List all lines of the data that include the string "matplotlib".

* Provided records
......
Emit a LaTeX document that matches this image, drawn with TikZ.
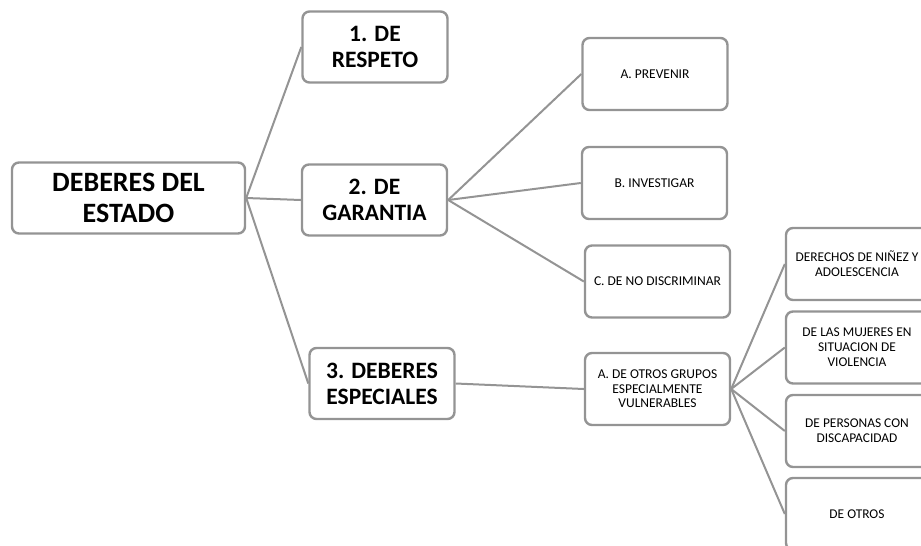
......
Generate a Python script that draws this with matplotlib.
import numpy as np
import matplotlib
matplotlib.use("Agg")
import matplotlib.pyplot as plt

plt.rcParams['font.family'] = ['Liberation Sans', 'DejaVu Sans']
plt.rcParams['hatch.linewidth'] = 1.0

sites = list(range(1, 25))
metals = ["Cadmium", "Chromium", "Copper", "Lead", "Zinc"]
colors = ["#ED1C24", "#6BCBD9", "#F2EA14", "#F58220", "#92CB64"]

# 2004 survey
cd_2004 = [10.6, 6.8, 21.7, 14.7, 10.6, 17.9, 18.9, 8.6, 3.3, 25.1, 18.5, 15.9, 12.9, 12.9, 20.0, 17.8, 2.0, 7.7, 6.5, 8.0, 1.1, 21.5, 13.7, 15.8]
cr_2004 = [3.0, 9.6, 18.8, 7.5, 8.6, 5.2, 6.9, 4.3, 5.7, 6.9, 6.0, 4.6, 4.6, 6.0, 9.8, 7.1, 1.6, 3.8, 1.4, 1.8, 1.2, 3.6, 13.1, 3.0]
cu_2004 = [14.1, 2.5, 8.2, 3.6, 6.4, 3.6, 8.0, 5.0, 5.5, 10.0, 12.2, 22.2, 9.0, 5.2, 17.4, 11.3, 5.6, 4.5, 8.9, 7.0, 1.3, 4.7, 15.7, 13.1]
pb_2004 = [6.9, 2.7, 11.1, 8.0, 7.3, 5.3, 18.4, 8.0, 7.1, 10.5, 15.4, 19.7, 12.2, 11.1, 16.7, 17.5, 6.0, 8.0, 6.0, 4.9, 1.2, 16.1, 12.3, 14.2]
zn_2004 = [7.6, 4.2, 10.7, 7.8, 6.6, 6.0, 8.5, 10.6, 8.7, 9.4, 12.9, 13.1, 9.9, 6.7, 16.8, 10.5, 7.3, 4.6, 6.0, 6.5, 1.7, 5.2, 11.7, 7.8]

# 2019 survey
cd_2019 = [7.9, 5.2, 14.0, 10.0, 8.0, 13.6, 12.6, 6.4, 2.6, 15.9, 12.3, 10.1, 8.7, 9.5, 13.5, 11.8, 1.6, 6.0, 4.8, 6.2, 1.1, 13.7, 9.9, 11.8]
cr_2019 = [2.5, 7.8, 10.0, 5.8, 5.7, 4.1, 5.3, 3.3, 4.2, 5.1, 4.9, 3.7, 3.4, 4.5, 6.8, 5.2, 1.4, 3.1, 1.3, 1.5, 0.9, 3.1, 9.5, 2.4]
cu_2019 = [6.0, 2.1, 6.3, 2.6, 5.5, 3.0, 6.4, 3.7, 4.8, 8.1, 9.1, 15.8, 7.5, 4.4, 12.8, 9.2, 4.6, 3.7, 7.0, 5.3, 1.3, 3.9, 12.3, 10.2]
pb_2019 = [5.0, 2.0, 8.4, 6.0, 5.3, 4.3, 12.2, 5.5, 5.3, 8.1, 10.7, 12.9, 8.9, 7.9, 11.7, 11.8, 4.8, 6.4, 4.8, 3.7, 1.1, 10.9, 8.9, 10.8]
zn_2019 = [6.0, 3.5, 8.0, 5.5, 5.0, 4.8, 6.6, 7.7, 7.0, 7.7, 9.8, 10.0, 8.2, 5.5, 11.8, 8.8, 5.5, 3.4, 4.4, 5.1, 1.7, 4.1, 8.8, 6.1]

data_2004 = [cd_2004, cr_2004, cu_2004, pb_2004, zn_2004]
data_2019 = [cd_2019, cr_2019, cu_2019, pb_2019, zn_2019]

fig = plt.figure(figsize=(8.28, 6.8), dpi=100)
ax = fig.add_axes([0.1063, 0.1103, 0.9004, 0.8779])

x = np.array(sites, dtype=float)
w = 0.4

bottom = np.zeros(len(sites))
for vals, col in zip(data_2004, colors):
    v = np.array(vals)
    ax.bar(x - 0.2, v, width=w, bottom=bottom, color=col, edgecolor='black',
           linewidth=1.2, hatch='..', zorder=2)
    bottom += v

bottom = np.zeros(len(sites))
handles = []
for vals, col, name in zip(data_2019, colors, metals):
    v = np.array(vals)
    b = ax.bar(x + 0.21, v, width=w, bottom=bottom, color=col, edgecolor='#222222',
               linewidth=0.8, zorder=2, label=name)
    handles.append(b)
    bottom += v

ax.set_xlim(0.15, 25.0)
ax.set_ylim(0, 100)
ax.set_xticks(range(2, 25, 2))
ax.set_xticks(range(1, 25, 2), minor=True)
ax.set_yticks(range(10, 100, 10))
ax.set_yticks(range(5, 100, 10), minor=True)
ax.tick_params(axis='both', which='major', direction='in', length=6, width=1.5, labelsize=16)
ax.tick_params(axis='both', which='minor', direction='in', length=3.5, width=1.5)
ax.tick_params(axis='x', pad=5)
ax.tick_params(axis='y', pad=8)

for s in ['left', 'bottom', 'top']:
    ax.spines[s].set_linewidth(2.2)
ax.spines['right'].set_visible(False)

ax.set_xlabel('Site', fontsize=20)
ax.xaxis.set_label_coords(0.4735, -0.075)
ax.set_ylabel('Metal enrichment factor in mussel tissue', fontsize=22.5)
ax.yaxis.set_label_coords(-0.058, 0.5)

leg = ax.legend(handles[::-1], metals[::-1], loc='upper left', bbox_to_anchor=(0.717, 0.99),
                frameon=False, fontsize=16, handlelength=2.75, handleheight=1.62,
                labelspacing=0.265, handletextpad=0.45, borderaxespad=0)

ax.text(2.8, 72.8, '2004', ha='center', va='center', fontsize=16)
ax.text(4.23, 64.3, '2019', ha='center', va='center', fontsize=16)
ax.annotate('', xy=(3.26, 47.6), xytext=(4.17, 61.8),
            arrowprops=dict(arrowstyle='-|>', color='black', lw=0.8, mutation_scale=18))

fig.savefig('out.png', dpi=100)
......
* Task response
Generate a Python script that draws this with matplotlib.
import matplotlib
matplotlib.use("Agg")
import matplotlib.pyplot as plt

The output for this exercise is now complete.